--- Start ---
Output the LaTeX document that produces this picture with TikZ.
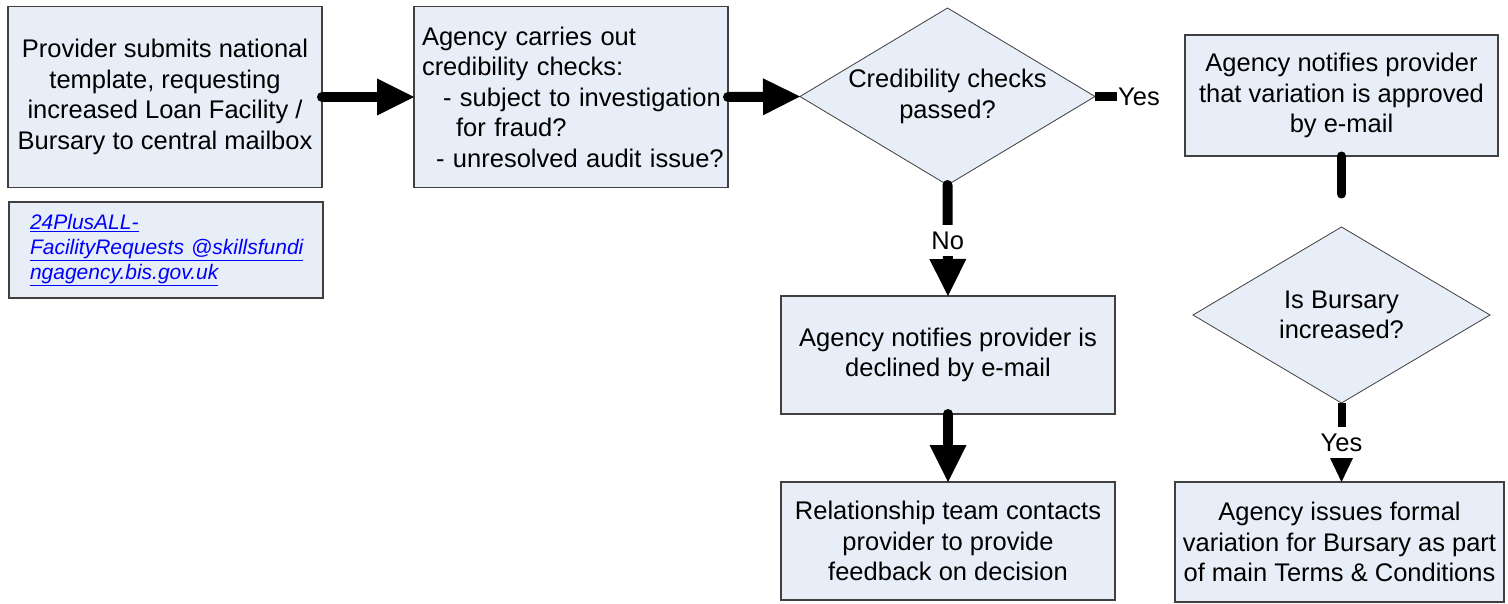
\documentclass[tikz,border=0pt]{standalone}
\usepackage{fontspec}
\setmainfont{Liberation Sans}
\usetikzlibrary{shapes.geometric,arrows.meta,calc}
\definecolor{boxfill}{RGB}{232,238,247}
\definecolor{boxline}{RGB}{64,64,64}
\definecolor{maillink}{RGB}{0,0,255}
\newcommand{\boxfont}{\fontsize{25.5}{30.5}\selectfont}
\newcommand{\mailfont}{\fontsize{21}{25}\selectfont\itshape}
\tikzset{
  procbox/.style={draw=boxline, fill=boxfill, line width=1.3pt, inner sep=0pt, outer sep=0pt, align=center, font=\boxfont},
  decision/.style={diamond, aspect=1.68, draw=boxline, fill=boxfill, line width=0.8pt, inner sep=0pt, outer sep=0pt, align=center, font=\boxfont},
  flow/.style={line width=10pt, line cap=round, -{Triangle[length=37pt,width=37pt,line width=0pt]}},
  smallflow/.style={line width=8pt, -{Triangle[length=24pt,width=23pt,line width=0pt]}},
  stub/.style={line width=9pt},
  lbl/.style={fill=white, font=\boxfont, inner xsep=3pt, inner ysep=7pt}
}

\begin{document}
\begin{tikzpicture}[x=1pt,y=-1pt]
	\useasboundingbox (0,0) rectangle (1508,604);
	%BOXES
	\node[procbox, minimum width=314, minimum height=181] (prov) at (165,97)
		{Provider submits national\\template, requesting\\increased Loan Facility /\\Bursary to central mailbox};
	\node[procbox, minimum width=314, minimum height=96, align=left, text width=272, inner xsep=21pt, font=\mailfont, text=maillink] (mail) at (166,250)
		{\underline{24PlusALL-}\\\underline{FacilityRequests @skillsfundi}\\\underline{ngagency.bis.gov.uk}};
	\node[procbox, minimum width=314, minimum height=181, align=left, text width=298, inner xsep=8pt] (agency) at (571,97)
		{\mbox{Agency carries out}\\\mbox{credibility checks:}\\\hspace*{21pt}\mbox{- subject to investigation}\\\hspace*{34pt}\mbox{for fraud?}\\\hspace*{14pt}\mbox{- unresolved audit issue?}};
	\node[decision, minimum width=295, minimum height=177] (check) at (947.5,96.5) {Credibility checks\\passed?};
	\node[procbox, minimum width=313, minimum height=121] (approved) at (1341.5,95.5)
		{Agency notifies provider\\that variation is approved\\by e-mail};
	\node[decision, minimum width=297, minimum height=176] (bursary) at (1341.5,315) {Is Bursary\\increased?};
	\node[procbox, minimum width=334, minimum height=118] (declined) at (948,355)
		{Agency notifies provider is\\declined by e-mail};
	\node[procbox, minimum width=334, minimum height=118] (feedback) at (948,541)
		{Relationship team contacts\\provider to provide\\feedback on decision};
	\node[procbox, minimum width=329, minimum height=120] (variation) at (1339.5,542)
		{Agency issues formal\\variation for Bursary as part\\of main Terms \& Conditions};
	%CONNECTORS
	\draw[flow] (prov.east) -- (agency.west);
	\draw[flow] (agency.east) -- (check.west);
	\draw[flow] (check.south) -- node[lbl] (nolbl) {No} (declined.north);
	\draw[flow] (declined.south) -- (feedback.north);
	\draw[stub] (check.east) -- ++(22,0) coordinate (yesend);
	\node[anchor=west, font=\boxfont, inner sep=1pt] (yeslbl) at (yesend) {Yes};
	\draw[stub, line cap=round] (approved.south) -- ++(0,38) coordinate (approvedend);
	\draw[smallflow] (bursary.south) -- node[lbl] (yeslbl2) {Yes} (variation.north -| bursary.south);
\end{tikzpicture}
\end{document}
--- End ---
** DIRECTIONS **
Restate the data above exactly, stripping out each image.

** RESULT FOR THIS EXERCISE **
Output the LaTeX document that produces this picture with TikZ.
\documentclass[tikz,border=0pt]{standalone}
\usepackage{fontspec}
\setmainfont{Liberation Sans}
\usetikzlibrary{shapes.geometric,arrows.meta,calc}
\definecolor{boxfill}{RGB}{232,238,247}
\definecolor{boxline}{RGB}{64,64,64}
\definecolor{maillink}{RGB}{0,0,255}
\newcommand{\boxfont}{\fontsize{25.5}{30.5}\selectfont}
\newcommand{\mailfont}{\fontsize{21}{25}\selectfont\itshape}
\tikzset{
  procbox/.style={draw=boxline, fill=boxfill, line width=1.3pt, inner sep=0pt, outer sep=0pt, align=center, font=\boxfont},
  decision/.style={diamond, aspect=1.68, draw=boxline, fill=boxfill, line width=0.8pt, inner sep=0pt, outer sep=0pt, align=center, font=\boxfont},
  flow/.style={line width=10pt, line cap=round, -{Triangle[length=37pt,width=37pt,line width=0pt]}},
  smallflow/.style={line width=8pt, -{Triangle[length=24pt,width=23pt,line width=0pt]}},
  stub/.style={line width=9pt},
  lbl/.style={fill=white, font=\boxfont, inner xsep=3pt, inner ysep=7pt}
}

\begin{document}
\begin{tikzpicture}[x=1pt,y=-1pt]
	\useasboundingbox (0,0) rectangle (1508,604);
	%BOXES
	\node[procbox, minimum width=314, minimum height=181] (prov) at (165,97)
		{Provider submits national\\template, requesting\\increased Loan Facility /\\Bursary to central mailbox};
	\node[procbox, minimum width=314, minimum height=96, align=left, text width=272, inner xsep=21pt, font=\mailfont, text=maillink] (mail) at (166,250)
		{\underline{24PlusALL-}\\\underline{FacilityRequests @skillsfundi}\\\underline{ngagency.bis.gov.uk}};
	\node[procbox, minimum width=314, minimum height=181, align=left, text width=298, inner xsep=8pt] (agency) at (571,97)
		{\mbox{Agency carries out}\\\mbox{credibility checks:}\\\hspace*{21pt}\mbox{- subject to investigation}\\\hspace*{34pt}\mbox{for fraud?}\\\hspace*{14pt}\mbox{- unresolved audit issue?}};
	\node[decision, minimum width=295, minimum height=177] (check) at (947.5,96.5) {Credibility checks\\passed?};
	\node[procbox, minimum width=313, minimum height=121] (approved) at (1341.5,95.5)
		{Agency notifies provider\\that variation is approved\\by e-mail};
	\node[decision, minimum width=297, minimum height=176] (bursary) at (1341.5,315) {Is Bursary\\increased?};
	\node[procbox, minimum width=334, minimum height=118] (declined) at (948,355)
		{Agency notifies provider is\\declined by e-mail};
	\node[procbox, minimum width=334, minimum height=118] (feedback) at (948,541)
		{Relationship team contacts\\provider to provide\\feedback on decision};
	\node[procbox, minimum width=329, minimum height=120] (variation) at (1339.5,542)
		{Agency issues formal\\variation for Bursary as part\\of main Terms \& Conditions};
	%CONNECTORS
	\draw[flow] (prov.east) -- (agency.west);
	\draw[flow] (agency.east) -- (check.west);
	\draw[flow] (check.south) -- node[lbl] (nolbl) {No} (declined.north);
	\draw[flow] (declined.south) -- (feedback.north);
	\draw[stub] (check.east) -- ++(22,0) coordinate (yesend);
	\node[anchor=west, font=\boxfont, inner sep=1pt] (yeslbl) at (yesend) {Yes};
	\draw[stub, line cap=round] (approved.south) -- ++(0,38) coordinate (approvedend);
	\draw[smallflow] (bursary.south) -- node[lbl] (yeslbl2) {Yes} (variation.north -| bursary.south);
\end{tikzpicture}
\end{document}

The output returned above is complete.